Он никогда не бывал дома. Он заезжал в день две четверки здоровых лошадей: одну утром, одну после обеда. Сверх сената, который он никогда не забывал, опекунского совета, в котором бывал два раза в неделю, сверх больницы и института, он не пропускал почти ни один французский спектакль и ездил раза три в неделю в Английский клуб. Скучать ему было некогда, он всегда был занят, рассеян, он все ехал куда-нибудь, и жизнь его легко катилась на рессорах по миру оберток и переплетов.
Зато он до семидесяти пяти лет был здоров, как молодой человек, являлся на всех больших балах и обедах, на всех торжественных собраниях и годовых актах — все равно каких: агрономических или медицинских, страхового от огня общества или общества естествоиспытателей… да, сверх того, зато же, может, сохранил до старости долю человеческого сердца и некоторую теплоту.

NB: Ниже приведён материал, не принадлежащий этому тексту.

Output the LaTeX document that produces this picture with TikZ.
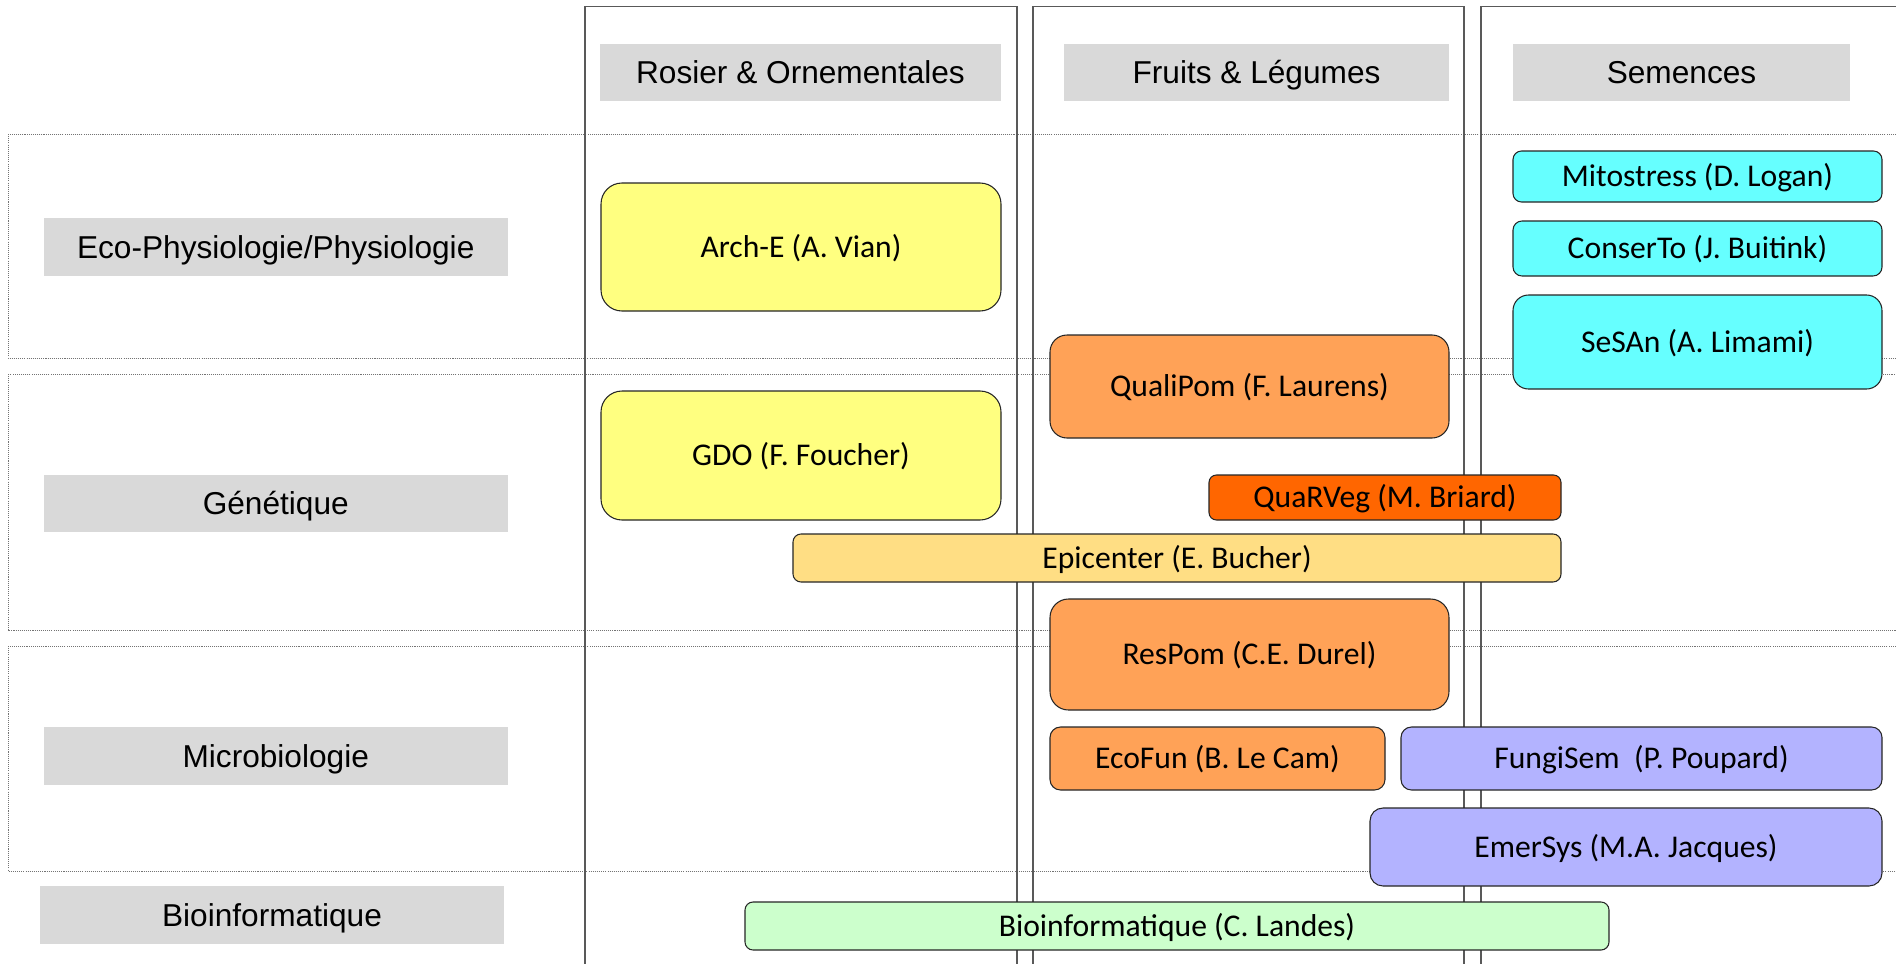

Нельзя ничего себе представить больше противуположного вечно движущемуся, сангвиническому Сенатору, иногда заезжавшему домой, как моего отца, почти никогда не выходившего со двора, ненавидевшего весь официальный мир — вечно капризного и недовольного. У нас было тоже восемь лошадей (прескверных), но наша конюшня была вроде богоугодного заведения для кляч; мой отец их держал отчасти для порядка и отчасти для того, чтоб два кучера и два форейтора имели какое-нибудь занятие, сверх хождения за «Московскими ведомостями» и петушиных боев, которые они завели с успехом между каретным сараем и соседним двором.